Caro Beppe Severgnini, lei ha proprio ragione: dobbiamo difendere le “Lolite”, cioè le ragazzine esibizioniste loro malgrado, anche per colpa “dei genitori, della pubblicità, della moda, della televisione”, come Lei giustamente ha scritto sul Corriere. Le Lolite che si scattano le foto mezze nude allo specchio per metterle in rete, come riporta nel Suo articolo. Dobbiamo difenderle, perché il lolitismo non è libertà, andare a cercare un partner adulto per provocazione, noia, mancanza di figura paterna, non è libertà: è un rapporto in cui i bracci della bilancia sono assolutamente differenti, e i pesi risultano falsati, anche se apparentemente sono uguali (libera scelta e consenso di entrambi).

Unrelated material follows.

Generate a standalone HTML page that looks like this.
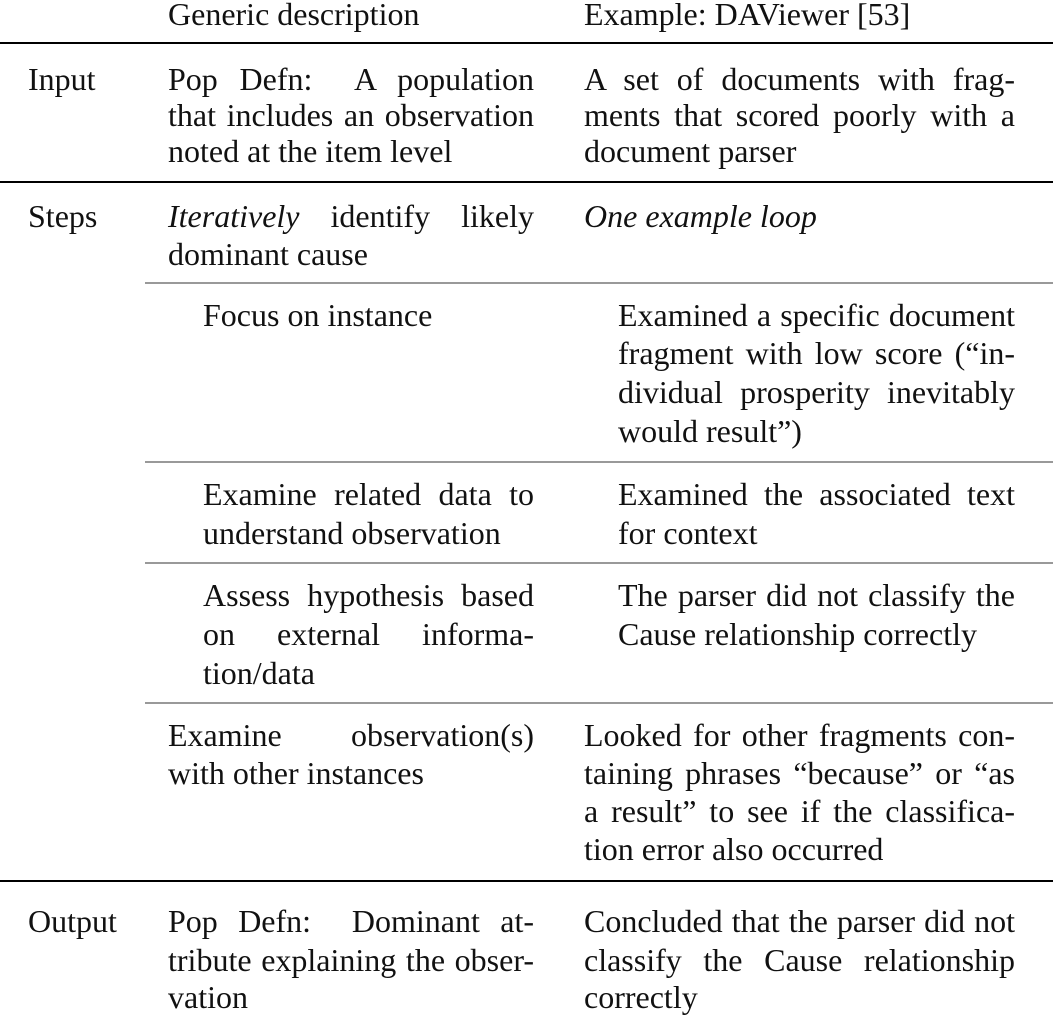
<!DOCTYPE html>
<html><head><meta charset="utf-8">
<style>
body{margin:0;background:#fff;width:1053px;height:1016px;position:relative;overflow:hidden;font-family:"Liberation Serif",serif;font-size:32px;color:#111}
.l{position:absolute;height:36px;line-height:36px;white-space:nowrap}
.j{text-align:justify;text-align-last:justify;white-space:normal;word-spacing:-5px}
.r{position:absolute;left:0;width:1053px;background:#000}
.g{position:absolute;left:145px;width:908px;height:2px;background:#999}
i{font-style:italic}
</style></head><body>
<div class="r" style="top:42px;height:2px"></div>
<div class="r" style="top:181px;height:2px"></div>
<div class="g" style="top:282px"></div>
<div class="g" style="top:461px"></div>
<div class="g" style="top:562px"></div>
<div class="g" style="top:702px"></div>
<div class="r" style="top:880px;height:2px"></div>

<div class="l" style="left:168px;top:-4px">Generic description</div>
<div class="l" style="left:584px;top:-4px">Example: DAViewer [53]</div>

<div class="l" style="left:28px;top:61px">Input</div>
<div class="l j" style="left:168px;top:61px;width:366px">Pop Defn:&nbsp; A population</div>
<div class="l j" style="left:168px;top:97px;width:366px">that includes an observation</div>
<div class="l" style="left:168px;top:133px">noted at the item level</div>
<div class="l j" style="left:584px;top:61px;width:431px">A set of documents with frag-</div>
<div class="l j" style="left:584px;top:97px;width:431px">ments that scored poorly with a</div>
<div class="l" style="left:584px;top:133px">document parser</div>

<div class="l" style="left:28px;top:198px">Steps</div>
<div class="l j" style="left:168px;top:198px;width:366px"><i>Iteratively</i> identify likely</div>
<div class="l" style="left:168px;top:236px">dominant cause</div>
<div class="l" style="left:584px;top:198px"><i>One example loop</i></div>

<div class="l" style="left:203px;top:297px">Focus on instance</div>
<div class="l j" style="left:618px;top:297px;width:397px">Examined a specific document</div>
<div class="l j" style="left:618px;top:335px;width:397px">fragment with low score (“in-</div>
<div class="l j" style="left:618px;top:374px;width:397px">dividual prosperity inevitably</div>
<div class="l" style="left:618px;top:413px">would result”)</div>

<div class="l j" style="left:203px;top:476px;width:331px">Examine related data to</div>
<div class="l" style="left:203px;top:515px">understand observation</div>
<div class="l j" style="left:618px;top:476px;width:397px">Examined the associated text</div>
<div class="l" style="left:618px;top:515px">for context</div>

<div class="l j" style="left:203px;top:577px;width:331px">Assess hypothesis based</div>
<div class="l j" style="left:203px;top:616px;width:331px">on external informa-</div>
<div class="l" style="left:203px;top:655px">tion/data</div>
<div class="l j" style="left:618px;top:577px;width:397px">The parser did not classify the</div>
<div class="l" style="left:618px;top:616px">Cause relationship correctly</div>

<div class="l j" style="left:168px;top:717px;width:366px">Examine observation(s)</div>
<div class="l" style="left:168px;top:755px">with other instances</div>
<div class="l j" style="left:584px;top:717px;width:431px">Looked for other fragments con-</div>
<div class="l j" style="left:584px;top:755px;width:431px">taining phrases “because” or “as</div>
<div class="l j" style="left:584px;top:793px;width:431px">a result” to see if the classifica-</div>
<div class="l" style="left:584px;top:831px">tion error also occurred</div>

<div class="l" style="left:28px;top:903px">Output</div>
<div class="l j" style="left:168px;top:903px;width:366px">Pop Defn:&nbsp; Dominant at-</div>
<div class="l j" style="left:168px;top:942px;width:366px">tribute explaining the obser-</div>
<div class="l" style="left:168px;top:979px">vation</div>
<div class="l j" style="left:584px;top:903px;width:431px">Concluded that the parser did not</div>
<div class="l j" style="left:584px;top:942px;width:431px">classify the Cause relationship</div>
<div class="l" style="left:584px;top:979px">correctly</div>
</body></html>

Ma la medicina di salvarle con le leggi è buona ma non sufficiente: è chiudere la stalla quando i buoi sono scappati. Non bastano le leggi: si deve intervenire proprio su quei fattori che Lei enuncia: tv, moda, famiglia. Perché non è incarcerando gli adulti approfittatori che si migliora la vita dei giovani. E il punto è proprio lì: migliorare la vita, cioè ridare alla vita la dimensione di vita e non di scimmiottamento.
Infatti nella società postmoderna che strombazza l’accesso per tutti e il crollo delle barriere e delle differenze, c’è posto solo per chi si omologa alla figura del “giovane”, cioè di chi ha tre caratteristiche: buona salute, sessualmente attivo, abile a spendere. E questo passa attraverso le immagini della tv, della moda (quante modelle ultraminorenni girano vestite come le mamme quando cercavano un fidanzato?) e i discorsi che si fanno in famiglia.

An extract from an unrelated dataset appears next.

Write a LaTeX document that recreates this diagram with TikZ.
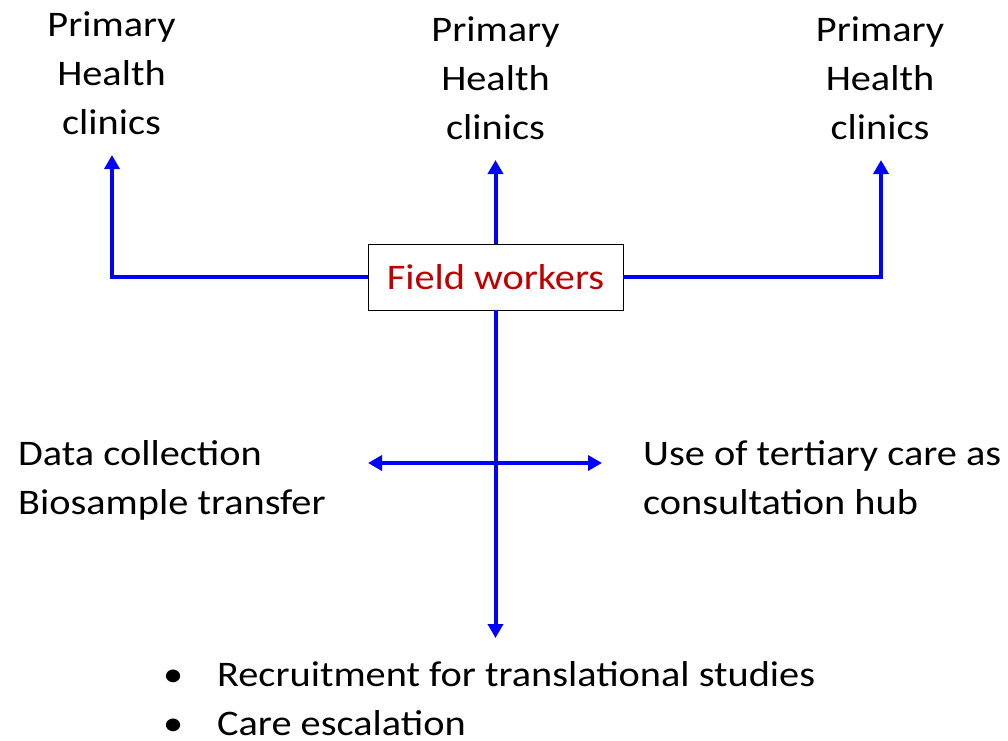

E’ un’idea di “giovane”, quella delle tre caratteristiche suddette, che non ci piace; per noi essere giovane è volersi buttare alla scoperta della vita (ma li invitano a buggerarsene degli altri), è intessere legami (ma gli insegnano che il massimo è essere autonomi), è costruire (ma li fanno dipendere da mamma e papà fino a trent’anni).
Ma quest’idea di “giovane” è il solo modo per essere accettati: spregiudicati, spenderecci e soli, tanto soli. Allora il vecchio non esiste più: tutti i vecchi si mascherano da giovani con viagra e lifting. E i bambini e le bambine non esistono più: anche loro si mascherano da giovani con una sessualizzazione precoce sia nel vestire che nei comportamenti ammiccanti sin dai nove anni. Quante pubblicità vediamo con bambine che ancora non hanno iniziato la pubertà, ma si truccano come la mamma, portano i tacchi come la zia, spendono come la nonna?
Sono figlie che sanno di essere nate perché sopravvissute al vaglio della diagnosi genetica prenatale e nella loro mente (non sono cieche!) passa l’idea di essere vive perché sono “perfette” geneticamente (altrimenti non nascevano), e che dunque la società è fatta naturalmente solo per chi è perfetto, e che loro devono sforzarsi di perpetuare quella loro perfezione – cioè quella che imparano in tv. Da qui l’ansia da prestazione, lo stress da fallimento, la depressione, l’esibizionismo.
Perciò, caro Severgnini, uniamoci nella lotta contro questa società pedofobica, che odia l’idea stessa di bambino, che lo accetta solo se è perfetto (vede più bambini Down o con malattie genetiche in giro? Forse perché si è trovata una cura?) e lo vuole trasformare in piccolo consumatore. Che cittadino ne verrà fuori già lo vediamo, guardando i ragazzi di 20 anni, senza ideali, senza capacità di sacrificio; senza ideologie ma con tanta voglia di spendere esattamente come gli insegnano in tv.